■ Task objective
Exact reproduction of the data is required, with images excluded.

_ _ _

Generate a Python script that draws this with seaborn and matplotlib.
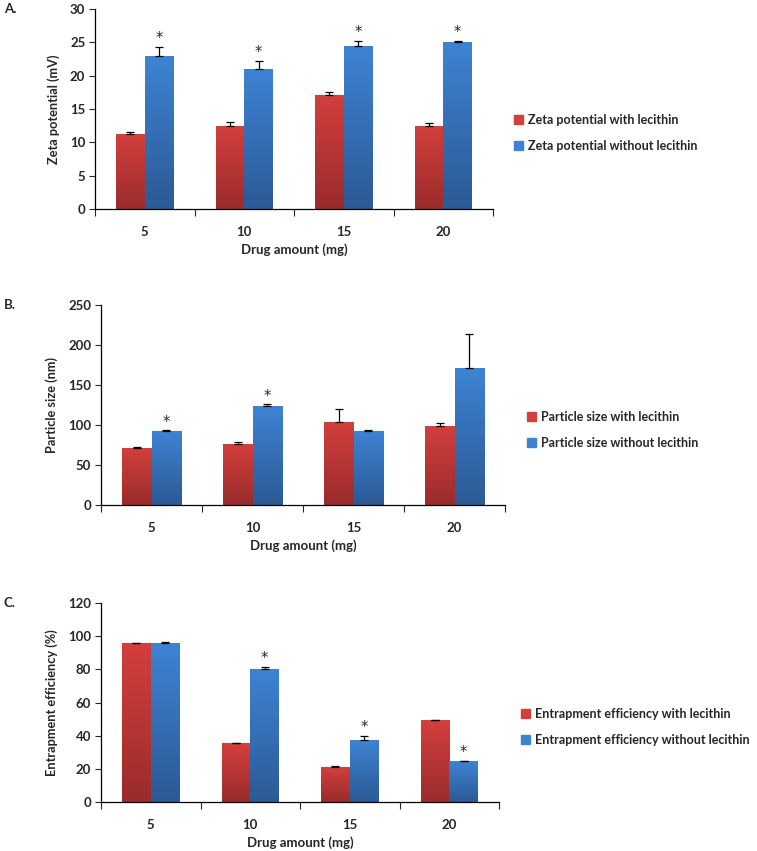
import numpy as np
import pandas as pd
import matplotlib
matplotlib.use("Agg")
import matplotlib.pyplot as plt
from matplotlib.colors import LinearSegmentedColormap
import seaborn as sns

# dados
doses = ['5', '10', '15', '20']

zeta_com = [11.2, 12.4, 17.1, 12.4]
zeta_com_err = [0.4, 0.6, 0.4, 0.55]
zeta_sem = [22.9, 21.0, 24.4, 25.0]
zeta_sem_err = [1.45, 1.25, 0.85, 0.25]
zeta_sig_sem = [True, True, True, True]

tam_com = [70.8, 76.7, 103.8, 99.2]
tam_com_err = [1.3, 1.5, 16.0, 3.5]
tam_sem = [92.6, 123.7, 93.0, 170.8]
tam_sem_err = [0.8, 2.0, 0.5, 43.0]
tam_sig_sem = [True, True, False, False]

ee_com = [95.6, 35.4, 21.2, 49.4]
ee_com_err = [0.5, 0.3, 0.3, 0.3]
ee_sem = [95.8, 80.0, 37.5, 24.6]
ee_sem_err = [0.4, 1.3, 2.4, 0.3]
ee_sig_sem = [False, True, True, True]

sns.set_style("white")
plt.rcParams['font.family'] = ['Lato', 'DejaVu Sans']
plt.rcParams['font.weight'] = 'bold'

W, H = 757, 851
fig = plt.figure(figsize=(W / 100, H / 100), dpi=100)

vermelho = ['#9a2c2c', '#d33f3d']
azul = ['#2c5a95', '#3e83d3']


def px(x0, y0, x1, y1):
    return [x0 / W, 1 - y1 / H, (x1 - x0) / W, (y1 - y0) / H]


def rect_top(rect):
    return 1 - (rect[1] + rect[3])


def painel(rect, letra, ylabel, ymax, ystep, com, com_err, sem, sem_err, sig, nomes, leg_xy):
    ax = fig.add_axes(rect)
    df = pd.DataFrame({
        'dose': doses * 2,
        'valor': com + sem,
        'serie': [nomes[0]] * 4 + [nomes[1]] * 4,
    })
    sns.barplot(data=df, x='dose', y='valor', hue='serie', ax=ax, width=0.575,
                palette=[vermelho[1], azul[1]], errorbar=None, saturation=1,
                order=doses, hue_order=nomes, legend=False)

    # gradiente dentro das barras
    grad = np.linspace(0, 1, 64).reshape(-1, 1)
    for cont, cores, erros in zip(ax.containers, [vermelho, azul], [com_err, sem_err]):
        cmap = LinearSegmentedColormap.from_list('g', cores)
        xs, ys = [], []
        for p in cont.patches:
            x, w, h = p.get_x(), p.get_width(), p.get_height()
            im = ax.imshow(grad, cmap=cmap, origin='lower', aspect='auto',
                           extent=[x, x + w, 0, h], zorder=p.get_zorder() + 0.1)
            im.set_clip_path(p)
            xs.append(x + w / 2)
            ys.append(h)
        ax.errorbar(xs, ys, yerr=[np.zeros(4), erros], fmt='none', ecolor='black',
                    elinewidth=0.9, capsize=3, capthick=0.9, zorder=6)

    # asteriscos nas barras sem lecitina
    cont = ax.containers[1]
    for p, e, s in zip(cont.patches, sem_err, sig):
        if s:
            ax.annotate('*', (p.get_x() + p.get_width() / 2, p.get_height() + e),
                        xytext=(0, 0.5), textcoords='offset points', ha='center', va='bottom',
                        fontsize=10.5, fontweight='normal', family='DejaVu Sans')

    ax.set_xlim(-0.5, 3.5)
    ax.set_ylim(0, ymax)
    ax.set_yticks(np.arange(0, ymax + 1, ystep))
    ax.set_xticks(range(4))
    ax.set_xticklabels(doses)
    ax.set_xticks(np.arange(-0.5, 4, 1), minor=True)
    ax.tick_params(axis='x', which='major', length=0, pad=12, labelsize=9.5)
    ax.tick_params(axis='x', which='minor', length=5, width=0.8, direction='out', bottom=True)
    ax.tick_params(axis='y', length=4, width=0.8, direction='out', left=True, labelsize=9.5, pad=3)
    sns.despine(ax=ax)
    for s in ['left', 'bottom']:
        ax.spines[s].set_color('black')
        ax.spines[s].set_linewidth(0.9)
    ax.set_xlabel('Drug amount (mg)', fontsize=9.5, fontweight='bold', labelpad=4)
    ax.set_ylabel(ylabel, fontsize=9.2, fontweight='bold', labelpad=7)
    ax.grid(False)

    fig.text(4 / W, 1 - rect_top(rect), letra, fontsize=9.5, fontweight='bold', va='center')

    handles = [plt.Rectangle((0, 0), 1, 1, color=vermelho[1]),
               plt.Rectangle((0, 0), 1, 1, color=azul[1])]
    fig.legend(handles, nomes, loc='center left', bbox_to_anchor=leg_xy,
               bbox_transform=fig.transFigure, frameon=False, fontsize=9,
               handlelength=0.7, handleheight=0.7, handletextpad=0.4, labelspacing=1.1,
               borderaxespad=0, borderpad=0)
    return ax


painel(px(95, 9, 493, 209), 'A.', 'Zeta potential (mV)', 30, 5,
       zeta_com, zeta_com_err, zeta_sem, zeta_sem_err, zeta_sig_sem,
       ['Zeta potential with lecithin', 'Zeta potential without lecithin'],
       (514 / W, 1 - 133 / H))

painel(px(101, 305, 505, 505), 'B.', 'Particle size (nm)', 250, 50,
       tam_com, tam_com_err, tam_sem, tam_sem_err, tam_sig_sem,
       ['Particle size with lecithin', 'Particle size without lecithin'],
       (527 / W, 1 - 430 / H))

painel(px(101, 603, 499, 802), 'C.', 'Entrapment efficiency (%)', 120, 20,
       ee_com, ee_com_err, ee_sem, ee_sem_err, ee_sig_sem,
       ['Entrapment efficiency with lecithin', 'Entrapment efficiency without lecithin'],
       (521 / W, 1 - 727 / H))

fig.savefig('out.png', dpi=100, facecolor='white')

_ _ _

■ Exercise output
Generate a Python script that draws this with seaborn and matplotlib.
import numpy as np
import pandas as pd
import matplotlib
matplotlib.use("Agg")
import matplotlib.pyplot as plt
from matplotlib.colors import LinearSegmentedColormap
import seaborn as sns

# dados
doses = ['5', '10', '15', '20']

zeta_com = [11.2, 12.4, 17.1, 12.4]
zeta_com_err = [0.4, 0.6, 0.4, 0.55]
zeta_sem = [22.9, 21.0, 24.4, 25.0]
zeta_sem_err = [1.45, 1.25, 0.85, 0.25]
zeta_sig_sem = [True, True, True, True]

tam_com = [70.8, 76.7, 103.8, 99.2]
tam_com_err = [1.3, 1.5, 16.0, 3.5]
tam_sem = [92.6, 123.7, 93.0, 170.8]
tam_sem_err = [0.8, 2.0, 0.5, 43.0]
tam_sig_sem = [True, True, False, False]

ee_com = [95.6, 35.4, 21.2, 49.4]
ee_com_err = [0.5, 0.3, 0.3, 0.3]
ee_sem = [95.8, 80.0, 37.5, 24.6]
ee_sem_err = [0.4, 1.3, 2.4, 0.3]
ee_sig_sem = [False, True, True, True]

sns.set_style("white")
plt.rcParams['font.family'] = ['Lato', 'DejaVu Sans']
plt.rcParams['font.weight'] = 'bold'

W, H = 757, 851
fig = plt.figure(figsize=(W / 100, H / 100), dpi=100)

vermelho = ['#9a2c2c', '#d33f3d']
azul = ['#2c5a95', '#3e83d3']


def px(x0, y0, x1, y1):
    return [x0 / W, 1 - y1 / H, (x1 - x0) / W, (y1 - y0) / H]


def rect_top(rect):
    return 1 - (rect[1] + rect[3])


def painel(rect, letra, ylabel, ymax, ystep, com, com_err, sem, sem_err, sig, nomes, leg_xy):
    ax = fig.add_axes(rect)
    df = pd.DataFrame({
        'dose': doses * 2,
        'valor': com + sem,
        'serie': [nomes[0]] * 4 + [nomes[1]] * 4,
    })
    sns.barplot(data=df, x='dose', y='valor', hue='serie', ax=ax, width=0.575,
                palette=[vermelho[1], azul[1]], errorbar=None, saturation=1,
                order=doses, hue_order=nomes, legend=False)

    # gradiente dentro das barras
    grad = np.linspace(0, 1, 64).reshape(-1, 1)
    for cont, cores, erros in zip(ax.containers, [vermelho, azul], [com_err, sem_err]):
        cmap = LinearSegmentedColormap.from_list('g', cores)
        xs, ys = [], []
        for p in cont.patches:
            x, w, h = p.get_x(), p.get_width(), p.get_height()
            im = ax.imshow(grad, cmap=cmap, origin='lower', aspect='auto',
                           extent=[x, x + w, 0, h], zorder=p.get_zorder() + 0.1)
            im.set_clip_path(p)
            xs.append(x + w / 2)
            ys.append(h)
        ax.errorbar(xs, ys, yerr=[np.zeros(4), erros], fmt='none', ecolor='black',
                    elinewidth=0.9, capsize=3, capthick=0.9, zorder=6)

    # asteriscos nas barras sem lecitina
    cont = ax.containers[1]
    for p, e, s in zip(cont.patches, sem_err, sig):
        if s:
            ax.annotate('*', (p.get_x() + p.get_width() / 2, p.get_height() + e),
                        xytext=(0, 0.5), textcoords='offset points', ha='center', va='bottom',
                        fontsize=10.5, fontweight='normal', family='DejaVu Sans')

    ax.set_xlim(-0.5, 3.5)
    ax.set_ylim(0, ymax)
    ax.set_yticks(np.arange(0, ymax + 1, ystep))
    ax.set_xticks(range(4))
    ax.set_xticklabels(doses)
    ax.set_xticks(np.arange(-0.5, 4, 1), minor=True)
    ax.tick_params(axis='x', which='major', length=0, pad=12, labelsize=9.5)
    ax.tick_params(axis='x', which='minor', length=5, width=0.8, direction='out', bottom=True)
    ax.tick_params(axis='y', length=4, width=0.8, direction='out', left=True, labelsize=9.5, pad=3)
    sns.despine(ax=ax)
    for s in ['left', 'bottom']:
        ax.spines[s].set_color('black')
        ax.spines[s].set_linewidth(0.9)
    ax.set_xlabel('Drug amount (mg)', fontsize=9.5, fontweight='bold', labelpad=4)
    ax.set_ylabel(ylabel, fontsize=9.2, fontweight='bold', labelpad=7)
    ax.grid(False)

    fig.text(4 / W, 1 - rect_top(rect), letra, fontsize=9.5, fontweight='bold', va='center')

    handles = [plt.Rectangle((0, 0), 1, 1, color=vermelho[1]),
               plt.Rectangle((0, 0), 1, 1, color=azul[1])]
    fig.legend(handles, nomes, loc='center left', bbox_to_anchor=leg_xy,
               bbox_transform=fig.transFigure, frameon=False, fontsize=9,
               handlelength=0.7, handleheight=0.7, handletextpad=0.4, labelspacing=1.1,
               borderaxespad=0, borderpad=0)
    return ax


painel(px(95, 9, 493, 209), 'A.', 'Zeta potential (mV)', 30, 5,
       zeta_com, zeta_com_err, zeta_sem, zeta_sem_err, zeta_sig_sem,
       ['Zeta potential with lecithin', 'Zeta potential without lecithin'],
       (514 / W, 1 - 133 / H))

painel(px(101, 305, 505, 505), 'B.', 'Particle size (nm)', 250, 50,
       tam_com, tam_com_err, tam_sem, tam_sem_err, tam_sig_sem,
       ['Particle size with lecithin', 'Particle size without lecithin'],
       (527 / W, 1 - 430 / H))

painel(px(101, 603, 499, 802), 'C.', 'Entrapment efficiency (%)', 120, 20,
       ee_com, ee_com_err, ee_sem, ee_sem_err, ee_sig_sem,
       ['Entrapment efficiency with lecithin', 'Entrapment efficiency without lecithin'],
       (521 / W, 1 - 727 / H))

fig.savefig('out.png', dpi=100, facecolor='white')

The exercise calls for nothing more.